Not quite sure I'm ready to send my 9yo on a subway yet but I do find Lenore Skanazy's 'free-range kids' blog encouraging. (she's been in Australia this month)


Anonymous said…
It freaks me out to think of the freedoms I had when I was the age my kids are at now (11 and 14).

I'm trying to force myself to give them greater freedom. Not easy.
alison said…
This is the best! Bikes are fantastic. I hope your kids have a great (and safe of course) time exploring :)
Sarah S said…
I'm with you!

We had some great humpies and imaginary lands in the trees out the back, and the plums trees were the boundary for the kids if I was not with them.

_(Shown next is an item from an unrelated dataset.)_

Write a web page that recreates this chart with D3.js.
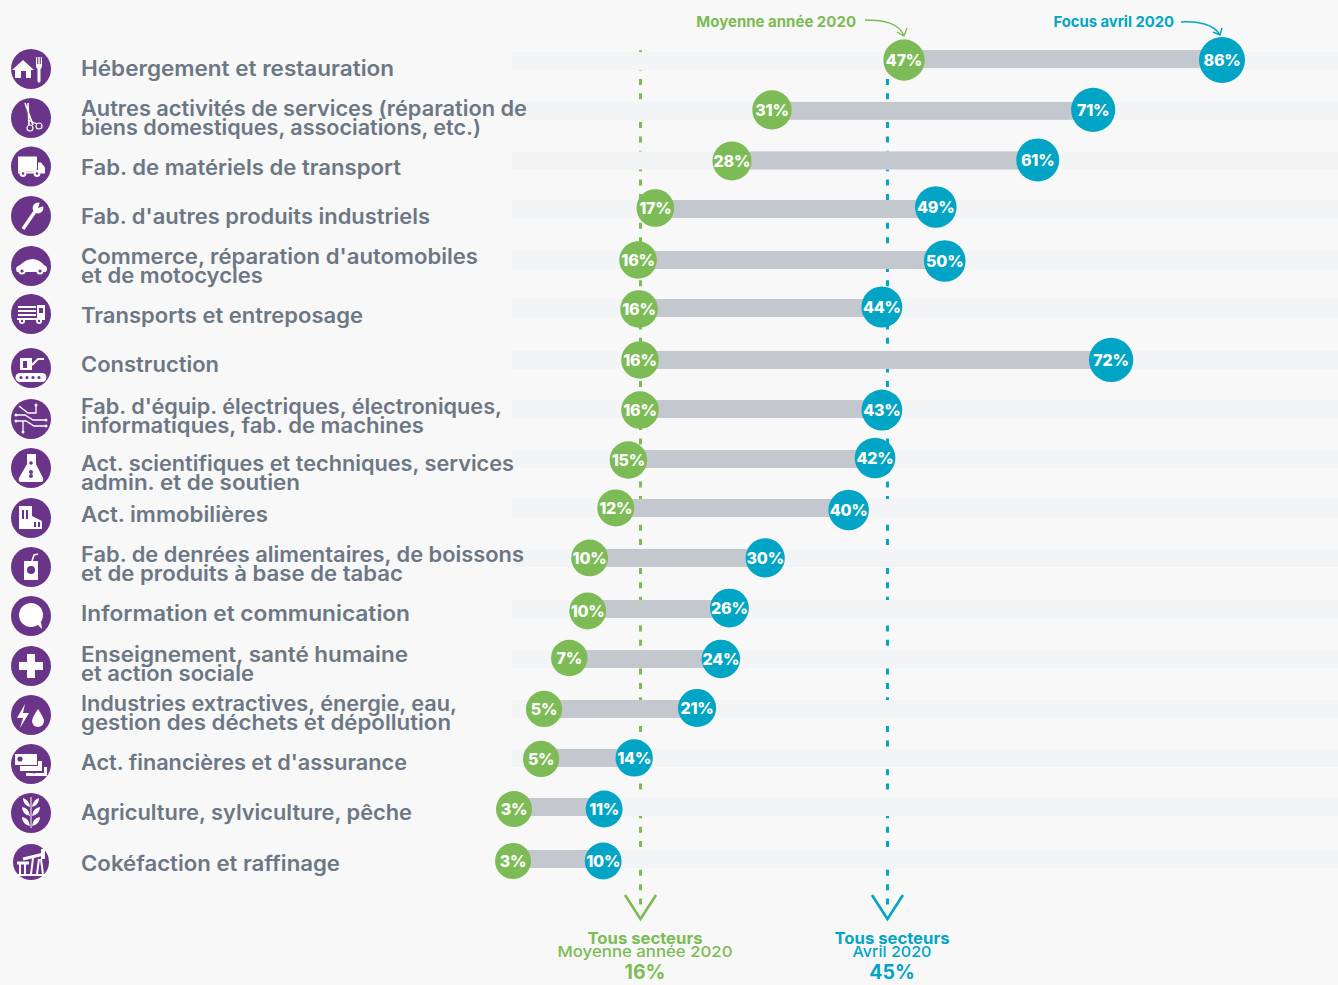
<!DOCTYPE html>
<html lang="fr">
<head>
<meta charset="utf-8">
<title>Activité partielle par secteur</title>
<script src="https://cdn.jsdelivr.net/npm/d3@7"></script>
<style>
  html, body { margin: 0; background: #f8f8f8; }
  svg { display: block; font-family: Inter, "Open Sans", sans-serif; }
  .label { fill: #6c7785; font-size: 21px; font-weight: 600; }
  .pct { fill: #fff; font-size: 16px; font-weight: 800; text-anchor: middle; letter-spacing: -0.2px; }
</style>
</head>
<body>
<svg id="chart" width="1338" height="985"></svg>
<script>
const categories = [
  'Hébergement et restauration',
  'Autres activités de services (réparation de\nbiens domestiques, associations, etc.)',
  'Fab. de matériels de transport',
  "Fab. d'autres produits industriels",
  "Commerce, réparation d'automobiles\net de motocycles",
  'Transports et entreposage',
  'Construction',
  "Fab. d'équip. électriques, électroniques,\ninformatiques, fab. de machines",
  'Act. scientifiques et techniques, services\nadmin. et de soutien',
  'Act. immobilières',
  'Fab. de denrées alimentaires, de boissons\net de produits à base de tabac',
  'Information et communication',
  'Enseignement, santé humaine\net action sociale',
  'Industries extractives, énergie, eau,\ngestion des déchets et dépollution',
  "Act. financières et d'assurance",
  'Agriculture, sylviculture, pêche',
  'Cokéfaction et raffinage',
];

// printed percentages
const yearLabels = [47, 31, 28, 17, 16, 16, 16, 16, 15, 12, 10, 10, 7, 5, 5, 3, 3];
const aprilLabels = [86, 71, 61, 49, 50, 44, 72, 43, 42, 40, 30, 26, 24, 21, 14, 11, 10];

// where the dots actually sit: the original is hand placed, so these drift a bit from the printed numbers
const yearPlotted = [47, 31.5, 26.8, 17.8, 15.8, 15.9, 16, 16, 14.8, 13.5, 10.8, 10.6, 8.7, 6.1, 5.8, 3, 2.9];
const aprilPlotted = [86, 70.2, 63.4, 50.9, 52, 44.4, 72.4, 44.4, 43.6, 40.5, 30.7, 26.5, 25.5, 22.7, 15.4, 12.3, 12.2];

const yearAverage = 16;
const aprilAverage = 45;

// layout only
const rowNudge = [-2, 0, -0.3, -1.6, -0.5, -2.4, -0.3, -1.1, -1, -1.9, -1.8, -0.6, -0.5, -0.4, -1.3, -2.1, 0];
const yearDotNudge = [1, -1, 0.5, -1, 0, 1, 0, 1, 1, 0, 0, 2, -1, 0, 1, 2, 2];
const aprilDotNudge = [1, -1, -0.5, -2, 1, -1, 0, 1, -1, 2, 0, -1, 0, -1, 0, 2, 2];
const labelBaseline = [76, 116, 175, 224, 264, 323, 372, 414, 471, 522, 562, 621, 662, 711, 770, 820, 871];
const labelWidths = [[313], [446, 400], [320], [349], [397, 182], [282], [138], [421, 343], [433, 219], [187], [443, 322],
  [329], [327, 173], [376, 370], [326], [331], [259]];
const iconCentre = [69, 118, 166.5, 216, 266, 314, 368, 419, 468, 518, 567, 616, 666, 715, 764, 813, 862];

const GREEN = '#7cbb55';
const BLUE = '#00a5c5';
const PURPLE = '#6a3488';

const svg = d3.select('#chart');

const x = d3.scaleLinear().domain([3, 16, 47, 86]).range([514, 640, 904, 1222]);
const rowScale = d3.scalePoint().domain(d3.range(categories.length)).range([61, 859]);
const rowY = (i) => rowScale(i) + rowNudge[i];
const radius = d3.scaleLinear().domain([3, 86]).range([18, 23]);

// reference lines go first, the pale bands hide them row by row
function refLine(value, colour) {
  svg.append('line')
    .attr('x1', x(value) + 0.5).attr('x2', x(value) + 0.5)
    .attr('y1', 50.2).attr('y2', 908)
    .attr('stroke', colour)
    .attr('stroke-width', 3)
    .attr('stroke-dasharray', '6 8.38');
  svg.append('path')
    .attr('d', `M${x(value) - 15},895L${x(value) + 0.5},919L${x(value) + 16},895`)
    .attr('fill', 'none')
    .attr('stroke', colour)
    .attr('stroke-width', 2.6);
}
refLine(yearAverage, GREEN);
refLine(aprilAverage, BLUE);

const rows = svg.selectAll('g.row').data(categories).join('g').attr('class', 'row');

// first band sits 2px under its bar in the original
rows.append('rect')
  .attr('x', 512).attr('width', 826)
  .attr('y', (_, i) => rowY(i) - 9 + (i === 0 ? 2 : 0)).attr('height', 18)
  .attr('fill', '#f3f4f6');

rows.append('rect')
  .attr('x', (_, i) => x(yearPlotted[i]))
  .attr('width', (_, i) => x(aprilPlotted[i]) - x(yearPlotted[i]))
  .attr('y', (_, i) => rowY(i) - 9).attr('height', 18)
  .attr('fill', '#c3c7ce');

function dots(plotted, printed, nudge, colour) {
  rows.append('circle')
    .attr('cx', (_, i) => x(plotted[i]))
    .attr('cy', (_, i) => rowY(i) + nudge[i])
    .attr('r', (_, i) => radius(printed[i]))
    .attr('fill', colour);
  rows.append('text')
    .attr('class', 'pct')
    .attr('x', (_, i) => x(plotted[i]))
    .attr('y', (_, i) => rowY(i) + nudge[i] + 6)
    .text((_, i) => `${printed[i]}%`);
}
dots(yearPlotted, yearLabels, yearDotNudge, GREEN);
dots(aprilPlotted, aprilLabels, aprilDotNudge, BLUE);

// Montserrat is not installed, so each line is stretched to the width it has in the original
rows.selectAll('text.label')
  .data((d, i) => d.split('\n').map((line, k) => ({ line, y: labelBaseline[i] + k * 19, w: labelWidths[i][k] })))
  .join('text')
  .attr('class', 'label')
  .attr('x', 81)
  .attr('y', (d) => d.y)
  .attr('textLength', (d) => d.w)
  .attr('lengthAdjust', 'spacingAndGlyphs')
  .text((d) => d.line);

// icons, drawn around the disc centre: f = white fill, s = white stroke, p = purple fill
const dot = (cx, cy, r) => `M${cx - r},${cy}a${r},${r} 0 1 0 ${2 * r},0a${r},${r} 0 1 0 ${-2 * r},0Z`;
const box = (l, t, w, h) => `M${l},${t}h${w}v${h}h${-w}Z`;
const iconShapes = [
  [['f', 'M-19,1L-8,-9L3,1H0V9H-5V2H-10V9H-16V1Z'],
   ['f', 'M5,-12h1.2v7h1.1v-7h1.4v7h1.1v-7H11v9q0,2 -1.5,3V12a1.5,1.5 0 0 1 -3,0V0Q5,-1 5,-3Z']],
  [['s', 'M-6,-15L2,7M-3,-15L-2,7', 1.6], ['s', `${dot(-1, 10, 3)}${dot(8, 8, 3)}`, 1.2], ['s', 'M-3,2L6,6', 1.2]],
  [['f', box(-13, -10, 19, 15)], ['f', 'M7,-4H10L14,1V6H7Z'],
   ['f', 'M-13,5H14V7H-13Z'], ['f', dot(-8, 7, 3.4)], ['f', dot(6, 7, 3.4)], ['p', dot(-8, 7, 1.3)], ['p', dot(6, 7, 1.3)]],
  [['s', 'M-8,13L5,-6', 3.4], ['f', dot(7, -8, 5.4)], ['p', 'M7,-8L10,-17L16,-11Z']],
  [['f', 'M-14,6Q-17,1 -11,-1Q-5,-7 2,-7Q9,-6 13,-1Q18,1 15,6Z'], ['f', dot(-9, 5, 3.6)], ['f', dot(9, 5, 3.6)],
   ['p', dot(-9, 5, 1.6)], ['p', dot(9, 5, 1.6)]],
  [['s', 'M-13,-7H5M-13,-3H5M-13,1H5', 2], ['f', box(-14, 4, 20, 2)], ['f', box(6, -9, 8, 15)], ['p', box(8, -6, 4, 5)],
   ['f', dot(-9, 7, 3)], ['f', dot(8, 7, 3)], ['p', dot(-9, 7, 1.2)], ['p', dot(8, 7, 1.2)]],
  [['f', 'M-11,5H11a4.5,4.5 0 0 1 0,9H-11a4.5,4.5 0 0 1 0,-9Z'],
   ['p', `${dot(-10, 9.5, 1.6)}${dot(-4, 9.5, 1.6)}${dot(2, 9.5, 1.6)}${dot(8, 9.5, 1.6)}`],
   ['f', box(-11, -10, 12, 12)], ['p', box(-8, -7, 4, 7)], ['s', 'M1,-3L7,-9L13,-9', 2]],
  [['s', 'M-15,-4H-6L2,1H15M-15,2H-5L3,7H15M-12,-13L-3,-6H5V-14M-8,2V13', 1.3],
   ['f', `${dot(-15, -4, 1.5)}${dot(-15, 2, 1.5)}${dot(15, 1, 1.5)}${dot(15, 7, 1.5)}${dot(5, -14, 1.5)}${dot(-8, 13, 1.5)}`]],
  [['f', 'M-4,-14H5V-4L12,10Q13,14 10,14H-10Q-13,14 -12,10L-4,-4Z'],
   ['p', `${dot(0, -5, 1.8)}${dot(0, 4, 2)}${dot(0, 8, 2)}`]],
  [['f', box(-12, -12, 13, 23)], ['f', 'M1,-2L11,3V11H1Z'],
   ['p', `${box(-9, -8, 2, 9)}${box(-5, -8, 2, 9)}${box(3, 4, 2, 5)}${box(7, 4, 2, 5)}`]],
  [['f', box(-7, -6, 14, 19)], ['p', dot(0, 3, 4)], ['s', 'M1,-6L3,-12L7,-13', 1.5]],
  [['f', dot(0, -1, 12)], ['f', 'M6,8L11,13L10,6Z']],
  [['f', 'M-4,-12H4V-4H12V4H4V12H-4V4H-12V-4H-4Z']],
  [['f', 'M-6,-11L-14,3H-8L-11,13L-2,-2H-8Z'], ['f', 'M7,-6Q13,3 13,6A6,6 0 0 1 1,6Q1,3 7,-6Z']],
  // three bills, back one first
  [['f', box(-5, 3, 21, 9)], ['p', dot(3, 8, 1.6)],
   ['p', box(-12, -4, 25, 13)], ['f', box(-11, -3, 22, 10)],
   ['p', box(-17, -11, 24, 13)], ['f', box(-16, -10, 22, 11)], ['p', dot(-11, -5, 2.6)]],
  [['s', 'M0,-16V15', 1], ['f', 'M-1,-6Q-8,-8 -8,-15Q-2,-13 -1,-6ZM1,-6Q8,-8 8,-15Q2,-13 1,-6Z'],
   ['f', 'M-1,3Q-9,1 -9,-6Q-2,-5 -1,3ZM1,3Q9,1 9,-6Q2,-5 1,3Z'],
   ['f', 'M-1,13Q-9,11 -9,4Q-2,5 -1,13ZM1,13Q9,11 9,4Q2,5 1,13Z']],
  [['f', box(-14, 12, 28, 2)], ['s', 'M-11,12V2M-6,12V2M6,12L8,-3M12,12L10,-3', 2], ['s', 'M-14,1H-2M-8,-3L13,-8', 3],
   ['s', 'M0,12L2,-4', 2], ['f', 'M10,-13h4v10h-4Z']],
];

const icons = svg.selectAll('g.icon').data(iconShapes).join('g')
  .attr('class', 'icon')
  .attr('transform', (_, i) => `translate(31,${iconCentre[i]})`);

icons.append('circle')
  .attr('r', (_, i) => (i === categories.length - 1 ? 18 : 20))
  .attr('fill', PURPLE);

icons.selectAll('path')
  .data((d) => d)
  .join('path')
  .attr('d', (d) => d[1])
  .attr('fill', (d) => (d[0] === 's' ? 'none' : d[0] === 'p' ? PURPLE : '#fff'))
  .attr('stroke', (d) => (d[0] === 's' ? '#fff' : 'none'))
  .attr('stroke-width', (d) => d[2] || 0);

// series names with their little arrows
function seriesNote(label, textEnd, size, colour, path, head) {
  svg.append('text')
    .attr('x', textEnd).attr('y', 27)
    .attr('text-anchor', 'end')
    .attr('fill', colour)
    .attr('font-size', size).attr('font-weight', 700)
    .text(label);
  svg.append('path')
    .attr('d', path + head)
    .attr('fill', 'none')
    .attr('stroke', colour)
    .attr('stroke-width', 1.4);
}
seriesNote('Moyenne année 2020', 856, 15, GREEN, 'M865,20C884,20 899,23 904,36', 'M897,32L904,36L907,28');
seriesNote('Focus avril 2020', 1174, 14.8, BLUE, 'M1181,22C1197,21 1214,24 1220,35', 'M1213,32L1220,35L1222,28');

// totals under the reference lines
function totalBlock(cx, line2, line2Width, value, colour) {
  const block = svg.append('g').attr('text-anchor', 'middle').attr('fill', colour);
  block.append('text').attr('x', cx).attr('y', 943.5).attr('font-size', 16).attr('font-weight', 700)
    .attr('textLength', 115).attr('lengthAdjust', 'spacingAndGlyphs').text('Tous secteurs');
  block.append('text').attr('x', cx).attr('y', 957).attr('font-size', 15).attr('font-weight', 500)
    .attr('textLength', line2Width).attr('lengthAdjust', 'spacingAndGlyphs').text(line2);
  block.append('text').attr('x', cx).attr('y', 979).attr('font-size', 19.5).attr('font-weight', 700).text(`${value}%`);
}
totalBlock(645, 'Moyenne année 2020', 175, yearAverage, GREEN);
totalBlock(892, 'Avril 2020', 79, aprilAverage, BLUE);
</script>
</body>
</html>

The greatest dangers we encountered were the friends who'd wander in the back gate!

For a while I was enjoying the challenge and joys of letting my kids out on a longer leash, but a wise person told me why I need to reel them back in a bit more in my context. I'm trying to find other contexts for them to try out greater levels of independence. My 10 year old planned and executed a 3 course meal which was pretty good.

Go the space and freedom though - the possibilities are as high as the sky!
Peter Sholl said…
There was that time a guy set fire to the stand of trees over the back fence on a total fire ban day, but the garden hose just reached then the fire engine came. How exciting was that!!
Beck said…
Lenore Skanazy rocks!Nuff said:)
Pip said…
Very interesting thoughts and link (will be reading more of her blog).
Fiona McLean said…
I've been letting my 10 and 9 year old kids go on solo bike rides in suburban Melbourne. They love the independence! But I do find it hard where to draw the line. When am I being irresponsible??

Fiona McLean
Jenny said…
Hi Fiona. That's a tough question isn't it? I think we tend to think it is a parenting issue that sits at either the, 'you are never leaving my sight' end of the spectrum or at the other end of the spectrum - 'I haven't even registered that you've left the house'.

But as with most parenting stuff it's not that clear-cut which means it involves wisdom, judgement, discernment and trial and error rather than clear rules. Which is why it's hard!

So, sorry - no easy answers from me!